» TASK
Write only the number of lines in the records beneath that hold "with".

» SOURCE MATERIAL
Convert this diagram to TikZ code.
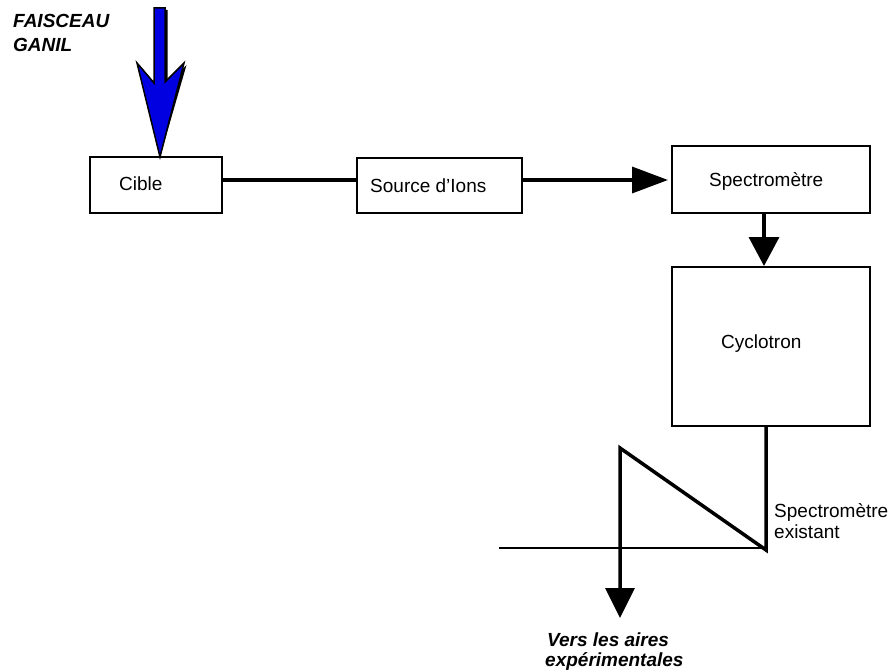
\documentclass[tikz,border=0pt]{standalone}
\usepackage{fontspec}
\setmainfont{Liberation Sans}
\usetikzlibrary{arrows.meta}
\definecolor{beamblue}{RGB}{0,0,225}
\begin{document}
\begin{tikzpicture}[x=1pt,y=-1pt,
  box/.style={draw,line width=2pt,inner sep=0pt},
  lbl/.style={anchor=base west,inner sep=0pt,font=\fontsize{19}{21}\selectfont},
  note/.style={lbl,font=\fontsize{19}{21}\selectfont\bfseries\itshape},
  conn/.style={line width=3.5pt},
  thin/.style={line width=1.8pt},
  bighead/.style={-{Triangle[length=36pt,width=26pt]}},
  downhead/.style={-{Triangle[length=29pt,width=30pt]}}]
\useasboundingbox (0,0) rectangle (894,671);

% boxes of the chain
\node[box,minimum width=132pt,minimum height=56pt] (cible) at (156,185) {};
\node[box,minimum width=165pt,minimum height=55pt] (source) at (439.5,185.5) {};
\node[box,minimum width=198pt,minimum height=67pt] (spec) at (771,179.5) {};
\node[box,minimum width=198pt,minimum height=159pt] (cyclo) at (771,346.5) {};

% box texts
\node[lbl] (cibleT) at (119,191) {Cible};
\node[lbl] (sourceT) at (370,193) {Source d’Ions};
\node[lbl] (specT) at (709,187) {Spectromètre};
\node[lbl] (cycloT) at (721,348) {Cyclotron};

% free labels
\node[note] (fais1) at (13,28) {FAISCEAU};
\node[note] (fais2) at (13,52) {GANIL};
\node[lbl] (exist1) at (774,517) {Spectromètre};
\node[lbl] (exist2) at (774,538) {existant};
\node[note] (vers1) at (547,646) {Vers les aires};
\node[note] (vers2) at (545,666) {expérimentales};

% incoming beam arrow with its shadow
\coordinate (beamtip) at (160,157);
\begin{scope}[shift={(2.5,2)}]
  \fill[black] (154,8) -- (165,8) -- (165,82) -- (184,63) -- (beamtip)
    -- (137,63) -- (154,83) -- cycle;
\end{scope}
\filldraw[fill=beamblue,draw=black,line width=1.5pt,line join=miter]
  (154,8) -- (165,8) -- (165,82) -- (184,63) -- (beamtip)
  -- (137,63) -- (154,83) -- cycle;

% connectors
\coordinate (rowY) at (0,180);
\draw[conn] (cible.east |- rowY) -- (source.west |- rowY);
\draw[conn,bighead,shorten >=3pt] (source.east |- rowY) -- (spec.west |- rowY);
\draw[conn,downhead] ([xshift=-7pt]spec.south) -- ([xshift=-7pt]cyclo.north);

% existing spectrometer: bend down to the experimental areas
\coordinate (corner) at (766,550);
\coordinate (apex) at (620,448);
\coordinate (out) at (620,618);
\coordinate (hleft) at (499,548);
\draw[thin] (hleft) -- (corner |- hleft);
\draw[conn,line join=miter,downhead,-{Triangle[length=30pt,width=29pt]}]
  (cyclo.south -| corner) -- (corner) -- (apex) -- (out);
\end{tikzpicture}
\end{document}
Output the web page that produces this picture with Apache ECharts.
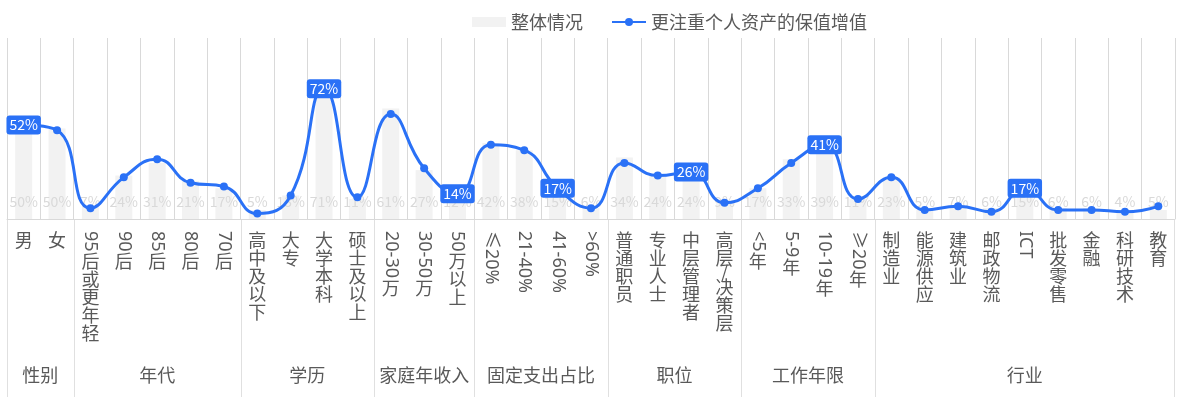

» EXPECTED ANSWER
2